Transcribe all of the material below word for word and leave out its pictures.

*Dataset section*.
##############################

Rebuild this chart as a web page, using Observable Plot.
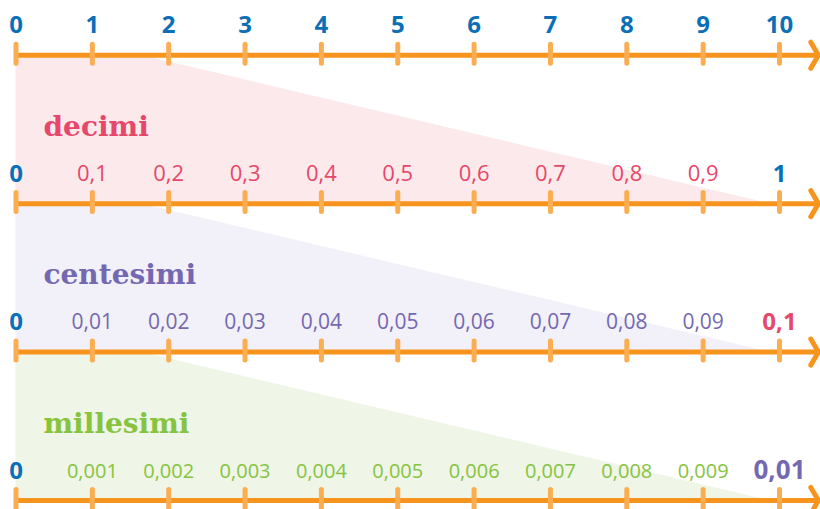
<!DOCTYPE html>
<html><head><meta charset="utf-8">
<script src="https://cdn.jsdelivr.net/npm/d3@7"></script>
<script src="https://cdn.jsdelivr.net/npm/@observablehq/plot@0.6"></script>
<style>body{margin:0;background:#fff}#chart svg{display:block}</style>
</head><body><div id="chart"></div>
<script>
// ---- data ----
const steps = [0, 1, 2, 3, 4, 5, 6, 7, 8, 9, 10];
const rows = [0, 1, 2, 3];
const unitLabels = ["0", "1", "2", "3", "4", "5", "6", "7", "8", "9", "10"];
const decimiLabels = ["0", "0,1", "0,2", "0,3", "0,4", "0,5", "0,6", "0,7", "0,8", "0,9", "1"];
const centesimiLabels = ["0", "0,01", "0,02", "0,03", "0,04", "0,05", "0,06", "0,07", "0,08", "0,09", "0,1"];
const millesimiLabels = ["0", "0,001", "0,002", "0,003", "0,004", "0,005", "0,006", "0,007", "0,008", "0,009", "0,01"];
const titles = ["decimi", "centesimi", "millesimi"];

// ---- styles ----
const BLUE = "#0b6fb8";
const rowColors = [BLUE, "#e5486b", "#7468b0", "#86c440"];
const bandFills = ["#fce9eb", "#f2f0f8", "#eff5e7"];
const LINE = "#f7941e";
const TICK = "#fbad52";
const labelSets = [unitLabels, decimiLabels, centesimiLabels, millesimiLabels];
const regularSize = [24, 22, 21, 20];
const boldEndSize = [24, 24, 24, 26];

// ---- derived tables ----
const labels = [];
labelSets.forEach((set, r) => {
  set.forEach((t, i) => {
    let color, bold, size;
    if (r === 0) { color = BLUE; bold = true; size = 24; }
    else if (i === 0) { color = BLUE; bold = true; size = 24; }
    else if (i === steps.length - 1) { color = rowColors[r - 1]; bold = true; size = boldEndSize[r]; }
    else { color = rowColors[r]; bold = false; size = regularSize[r]; }
    labels.push({row: r, step: steps[i], text: t, color, bold, size});
  });
});

const ticks = rows.flatMap(r => steps.map(s => ({row: r, step: s})));

const bandPts = titles.flatMap((t, b) => [
  {band: b, x: 0, top: b, bottom: b + 1, fill: bandFills[b]},
  {band: b, x: 1.63, top: b, bottom: b + 1, fill: bandFills[b]},
  {band: b, x: 9.86, top: b + 1, bottom: b + 1, fill: bandFills[b]}
]);

const chevrons = rows.flatMap(r => [
  {row: r, x: 10.41, y: r - 0.088},
  {row: r, x: 10.51, y: r},
  {row: r, x: 10.41, y: r + 0.088}
]);

const chart = Plot.plot({
  width: 820,
  height: 509,
  margin: 0,
  x: {type: "linear", domain: [0, 10], range: [15.5, 779], axis: null},
  y: {type: "linear", domain: [0, 3], range: [54.7, 500], axis: null},
  color: {type: "identity"},
  marks: [
    Plot.area(bandPts, {x1: "x", y1: "bottom", y2: "top", z: "band", fill: "fill", curve: "linear"}),
    Plot.text(titles, {
      x: () => 0.36, y: (d, i) => i + 1, text: d => d,
      fill: (d, i) => rowColors[i + 1],
      textAnchor: "start", lineAnchor: "bottom", dy: -68,
      fontFamily: "DejaVu Serif", fontWeight: "bold", fontSize: 28
    }),
    Plot.ruleY(rows, {y: d => d, x1: () => 0, x2: () => 10.5, stroke: LINE, strokeWidth: 5}),
    Plot.line(chevrons, {x: "x", y: "y", z: "row", stroke: LINE, strokeWidth: 5, strokeLinecap: "round", strokeLinejoin: "round"}),
    Plot.ruleX(ticks, {x: "step", y1: d => d.row - 0.071, y2: d => d.row + 0.057, stroke: TICK, strokeWidth: 5, strokeLinecap: "round"}),
    Plot.text(labels.filter(d => !d.bold), {
      x: "step", y: "row", text: "text", fill: "color", fontSize: d => d.size,
      lineAnchor: "bottom", dy: -23, fontFamily: "Open Sans"
    }),
    Plot.text(labels.filter(d => d.bold), {
      x: "step", y: "row", text: "text", fill: "color", fontSize: d => d.size,
      lineAnchor: "bottom", dy: -22, fontFamily: "Open Sans", fontWeight: "bold"
    })
  ]
});
document.getElementById("chart").appendChild(chart);
</script>
</body></html>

##############################

*Response*.
Rebuild this chart as a web page, using Observable Plot.
<!DOCTYPE html>
<html><head><meta charset="utf-8">
<script src="https://cdn.jsdelivr.net/npm/d3@7"></script>
<script src="https://cdn.jsdelivr.net/npm/@observablehq/plot@0.6"></script>
<style>body{margin:0;background:#fff}#chart svg{display:block}</style>
</head><body><div id="chart"></div>
<script>
// ---- data ----
const steps = [0, 1, 2, 3, 4, 5, 6, 7, 8, 9, 10];
const rows = [0, 1, 2, 3];
const unitLabels = ["0", "1", "2", "3", "4", "5", "6", "7", "8", "9", "10"];
const decimiLabels = ["0", "0,1", "0,2", "0,3", "0,4", "0,5", "0,6", "0,7", "0,8", "0,9", "1"];
const centesimiLabels = ["0", "0,01", "0,02", "0,03", "0,04", "0,05", "0,06", "0,07", "0,08", "0,09", "0,1"];
const millesimiLabels = ["0", "0,001", "0,002", "0,003", "0,004", "0,005", "0,006", "0,007", "0,008", "0,009", "0,01"];
const titles = ["decimi", "centesimi", "millesimi"];

// ---- styles ----
const BLUE = "#0b6fb8";
const rowColors = [BLUE, "#e5486b", "#7468b0", "#86c440"];
const bandFills = ["#fce9eb", "#f2f0f8", "#eff5e7"];
const LINE = "#f7941e";
const TICK = "#fbad52";
const labelSets = [unitLabels, decimiLabels, centesimiLabels, millesimiLabels];
const regularSize = [24, 22, 21, 20];
const boldEndSize = [24, 24, 24, 26];

// ---- derived tables ----
const labels = [];
labelSets.forEach((set, r) => {
  set.forEach((t, i) => {
    let color, bold, size;
    if (r === 0) { color = BLUE; bold = true; size = 24; }
    else if (i === 0) { color = BLUE; bold = true; size = 24; }
    else if (i === steps.length - 1) { color = rowColors[r - 1]; bold = true; size = boldEndSize[r]; }
    else { color = rowColors[r]; bold = false; size = regularSize[r]; }
    labels.push({row: r, step: steps[i], text: t, color, bold, size});
  });
});

const ticks = rows.flatMap(r => steps.map(s => ({row: r, step: s})));

const bandPts = titles.flatMap((t, b) => [
  {band: b, x: 0, top: b, bottom: b + 1, fill: bandFills[b]},
  {band: b, x: 1.63, top: b, bottom: b + 1, fill: bandFills[b]},
  {band: b, x: 9.86, top: b + 1, bottom: b + 1, fill: bandFills[b]}
]);

const chevrons = rows.flatMap(r => [
  {row: r, x: 10.41, y: r - 0.088},
  {row: r, x: 10.51, y: r},
  {row: r, x: 10.41, y: r + 0.088}
]);

const chart = Plot.plot({
  width: 820,
  height: 509,
  margin: 0,
  x: {type: "linear", domain: [0, 10], range: [15.5, 779], axis: null},
  y: {type: "linear", domain: [0, 3], range: [54.7, 500], axis: null},
  color: {type: "identity"},
  marks: [
    Plot.area(bandPts, {x1: "x", y1: "bottom", y2: "top", z: "band", fill: "fill", curve: "linear"}),
    Plot.text(titles, {
      x: () => 0.36, y: (d, i) => i + 1, text: d => d,
      fill: (d, i) => rowColors[i + 1],
      textAnchor: "start", lineAnchor: "bottom", dy: -68,
      fontFamily: "DejaVu Serif", fontWeight: "bold", fontSize: 28
    }),
    Plot.ruleY(rows, {y: d => d, x1: () => 0, x2: () => 10.5, stroke: LINE, strokeWidth: 5}),
    Plot.line(chevrons, {x: "x", y: "y", z: "row", stroke: LINE, strokeWidth: 5, strokeLinecap: "round", strokeLinejoin: "round"}),
    Plot.ruleX(ticks, {x: "step", y1: d => d.row - 0.071, y2: d => d.row + 0.057, stroke: TICK, strokeWidth: 5, strokeLinecap: "round"}),
    Plot.text(labels.filter(d => !d.bold), {
      x: "step", y: "row", text: "text", fill: "color", fontSize: d => d.size,
      lineAnchor: "bottom", dy: -23, fontFamily: "Open Sans"
    }),
    Plot.text(labels.filter(d => d.bold), {
      x: "step", y: "row", text: "text", fill: "color", fontSize: d => d.size,
      lineAnchor: "bottom", dy: -22, fontFamily: "Open Sans", fontWeight: "bold"
    })
  ]
});
document.getElementById("chart").appendChild(chart);
</script>
</body></html>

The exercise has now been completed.